Single quad + most basic SPARQL query = 1 result in Jena, 2 results in Sesame - who is right?

1.4k views Asked by At

Add just this one quad to an empty store:

<http://x.com/s> <http://x.com/p> 2 <http://x.com/g> .

Then execute this SPARQL query (taken from per Bob DuCharme's book 'Learning SPARQL', so this must be standard SPARQL for retrieving all quads across the dataset, regardless of implementation, right!?):

SELECT ?g ?s ?p ?o
WHERE {
{ ?s ?p ?o }
UNION
{ GRAPH ?g { ?s ?p ?o } } }

But Jena and Sesame reply with different answers!!? Here's what I see:

Jena Fuseki console on Tomcat 6.0.37 (version 2.10.0 - out-of-the-box, no configuration changes!) - (the correct answer as I understand things):

--------------------------------------------------------------
| g                | s                | p                | o |
==============================================================
| <http://x.com/g> | <http://x.com/s> | <http://x.com/p> | 2 |
--------------------------------------------------------------

Sesame Workbench on Tomcat 6.0.37 (version 2.7.3 - out-of-the-box, no configuration changes!): Just used the 'Add' feature in workbench to manually add the above quad (with 'N-Quad' selected in the 'Data format' dropdown box), in the 'Enter the RDF data you wish to upload' edit box, then running the above query:

--------------------------------------------------------------
| g                | s                | p                | o |
==============================================================
|                  | <http://x.com/s> | <http://x.com/p> | 2 |
| <http://x.com/g> | <http://x.com/s> | <http://x.com/p> | 2 |
--------------------------------------------------------------

So this is kinda scary for someone starting to look at RDF - what am I missing here?
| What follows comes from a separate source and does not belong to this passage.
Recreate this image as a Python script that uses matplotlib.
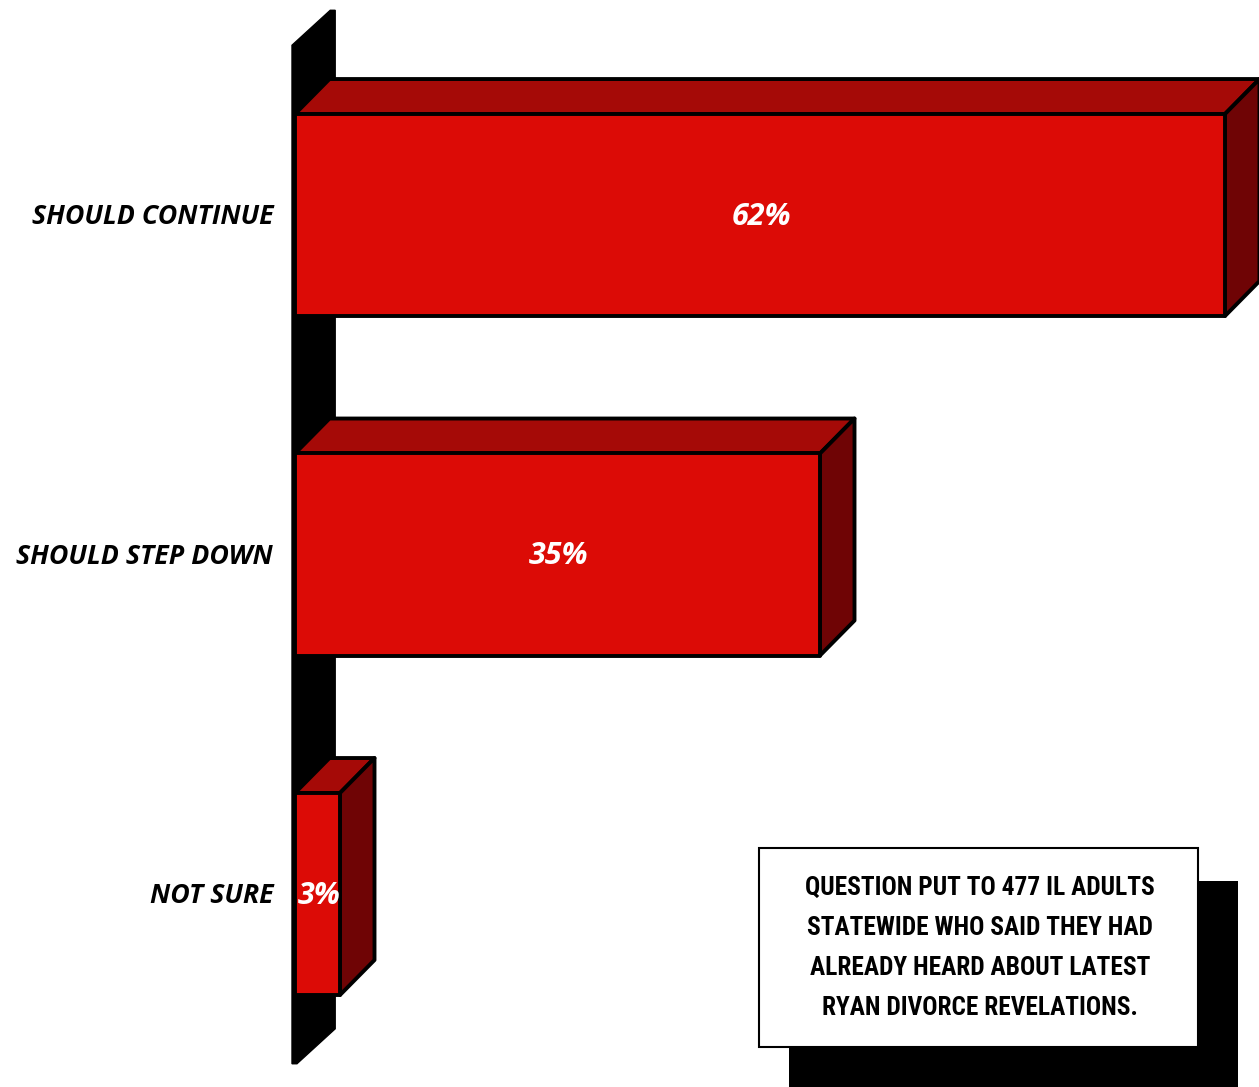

I assume Sesame can't be 'wrong' - so it must be my 'interpretation' I suppose (or Bob's query isn't 'standard SPARQL', and so different implementations are free to return different results) - any enlightenment would be very welcome :) !

1

There are 1 answers

2
Jeen Broekstra On BEST ANSWER

As @Joshua Taylor points out in his comment, the cause is that Sesame and Jena use a different interpretation of default graph.

In Sesame, the entire repository is considered the default graph: all statements in all named graphs as well as all statements without a named graph. Therefore, the first argument of your union, which queries the default graph, succeeds and binds ?s, ?p and ?o (but not ?g). The second argument of your union obviously succeeds as well because the original quad is of course in a named graph, and therefore you get two answers.

Jena uses an "exclusive" default graph by default: only statements that are not explicitly added to any particular named graph are in the default graph. Therefore, in Jena, the first part of your union fails (there are no matching statements in Jena's default graph), the second part succeeds, and you therefore only get 1 result.

Strange as it may sound, both are correct. The difference is simply in how the dataset on which the query is executed is set up.

Of course, there are ways to deal with this. In both Jena and Sesame, you can add FROM (NAMED) clauses to make it explicit what the queried dataset is (Sesame offers the sesame:nil graph name to explicitly query those statements that have no named graph associated). Alternatively, you can programmatically modify the dataset definition on which a query is executed. The precise mechanisms in Jena and Sesame are a bit different, but they both have the option (in Sesame, you can create and supply a Dataset object with your query before executing, in Jena I believe you can reconfigure the actual store or model on which you execute the query to behave differently).